3 pounds of GOOD stew meat.
Slice 2 large onions. This seems like a lot of onions because it is but they will almost disappear into the stew as it cooks.
Chop up 1/4 cup of fresh parsley, 2-3 cloves of garlic, and 3 ribs of celery.
Grab a dutch oven or big soup pot and heat 2 Tablespoons of oil (olive or vegetable oil) over medium high heat.
Working in 2 batches so you don’t overcrowd the pan, brown the meat on both sides. No need to cook the meat all the way through just get a good brown sear on the edges.
You might need to add just a tiny bit more oil to brown the second batch of meet.
Once you have browned all the meat, add the first batch of meat and any accumulated juices back to the pan. Add all of the onions…
the celery, garlic, and parsley to the pot.
Add 1 (28 ounce) can of diced tomatoes and 3 cups of water to the pot.
Season the stew with 1 big bay leaf, 1/2 teaspoon dried thyme leaves, and about 1 teaspoon each salt & pepper.
Bring the pot to a boil, reduce the heat to low, cover, and simmer for 1½-2 hours.
While the stew cooks, peel and slice 4 carrots (about 2 cups). Cube 6-8 potatoes depending on size to equal about 3 cups.
After 1½ hours (if you have 2 hours, even better) taste the meat to see if it is tender. If so, add the carrots and potatoes.
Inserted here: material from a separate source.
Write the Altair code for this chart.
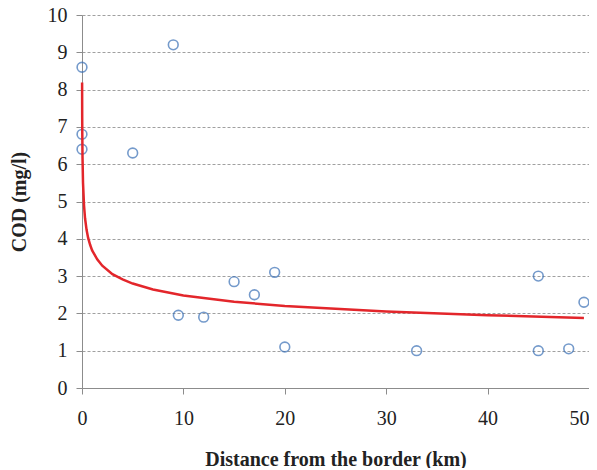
import altair as alt
import pandas as pd

# Observed points (distance km, COD mg/l)
dist = [0, 0, 0, 5, 9, 9.5, 12, 15, 17, 19, 20, 33, 45, 45, 48, 49.5]
cod = [8.6, 6.8, 6.4, 6.3, 9.2, 1.95, 1.9, 2.85, 2.5, 3.1, 1.1, 1.0, 3.0, 1.0, 1.05, 2.3]

# Trend curve
trend_x = [0.01, 0.02, 0.03, 0.05, 0.1, 0.2, 0.3, 0.45, 0.6, 0.8, 1, 1.5, 2, 3, 4, 5, 7, 10, 15, 20, 30, 40, 49.5]
trend_y = [8.19, 7.24, 6.78, 6.20, 5.50, 4.89, 4.55, 4.24, 4.03, 3.84, 3.69, 3.45, 3.28, 3.05, 2.91, 2.80, 2.64, 2.48, 2.31, 2.20, 2.05, 1.95, 1.88]

x_ticks = [0, 10, 20, 30, 40, 50]
y_ticks = [0, 1, 2, 3, 4, 5, 6, 7, 8, 9, 10]

pts = pd.DataFrame({"x": dist, "y": cod})
tr = pd.DataFrame({"x": trend_x, "y": trend_y})

font = "Liberation Serif"
gray = "#8c8c8c"

xscale = alt.Scale(domain=[0, 50], nice=False, zero=True)
yscale = alt.Scale(domain=[0, 10], nice=False)

xaxis = alt.Axis(
    title="Distance from the border (km)",
    values=x_ticks, grid=False, domainColor=gray, tickColor=gray,
    tickSize=6, labelPadding=14, labelFontSize=20, labelFont=font,
    labelColor="#222222", titleFont=font, titleFontSize=20,
    titleFontWeight="bold", titleColor="#222222", titlePadding=21,
    labelFlush=False,
    labelAlign=alt.ExprRef(expr="datum.value == 50 ? 'right' : 'center'"),
)
yaxis = alt.Axis(
    title="COD (mg/l)",
    values=y_ticks, grid=True, gridColor="#a0a0a0", gridDash=[3, 2],
    gridWidth=1, domainColor=gray, tickColor=gray, tickSize=6,
    labelPadding=9, labelFontSize=20, labelFont=font, labelColor="#222222",
    titleFont=font, titleFontSize=20, titleFontWeight="bold",
    titleColor="#222222", titlePadding=18,
)

points = alt.Chart(pts).mark_point(
    shape="circle", filled=False, size=95, strokeWidth=1.6, color="#3a70b6"
).encode(
    x=alt.X("x:Q", scale=xscale, axis=xaxis),
    y=alt.Y("y:Q", scale=yscale, axis=yaxis),
)

line = alt.Chart(tr).mark_line(color="#e3262b", strokeWidth=2.5).encode(
    x=alt.X("x:Q", scale=xscale, axis=xaxis),
    y=alt.Y("y:Q", scale=yscale, axis=yaxis),
)

chart = alt.layer(points, line).properties(
    width=507, height=373,
    autosize=alt.AutoSizeParams(type="none"),
    padding={"left": 74, "top": 7, "right": 0, "bottom": 80},
).configure_view(stroke=None).configure_axis(labelFont=font, titleFont=font)

chart.save("out.html", embed_options={"renderer": "svg", "actions": False})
Also add 1 cup of frozen peas and 3/4 cup (about 12) little pearl onions.
The pearl onions are a nice extra touch because all of those sliced onions have given themselves over to the stew broth by now and are long gone.
Besides, the pearl onions look cute in beef stew.
Return the pot to a simmer, cover and cook for an additional hour.
When your stew has cooked for 2½-3 hours total, make a slurry or thickener by whisking 1/2 cup of flour into 3/4 cup of water.
Hey, Gluten Free People – I used gluten free all purpose flour and it worked like a charm. You could also use a tablespoon of cornstarch dissolved into 3 Tablespoons of water as another GF option.
With the soup pot still simmering nicely, pour about 1/2 of the flour mixture into the pot.
Don’t dump it all in at once. You probably will not need all of it. Try about half, let it thicken, and see if you’d like thicker or thinner stew.
Cook the flour mixture into the stew for an additional 5 minutes to thicken.
Add more salt & pepper to taste.
Ladle the stew into big bowls and dig in!
Old Fashioned Beef Stew is perfect for a crisp fall day. Even if you live in Florida where it’s not so crisp.
You can even make it ahead because like most soups and sauces, it only get’s better the next day.
This is the way my family has always made beef stew. When I asked my parents for the recipe, I found out it came from the big red Life Picture Cookbook from 1958.
Anyone else recognize one of these from your childhood?
Some things like good, old fashioned beef stew never go out of style!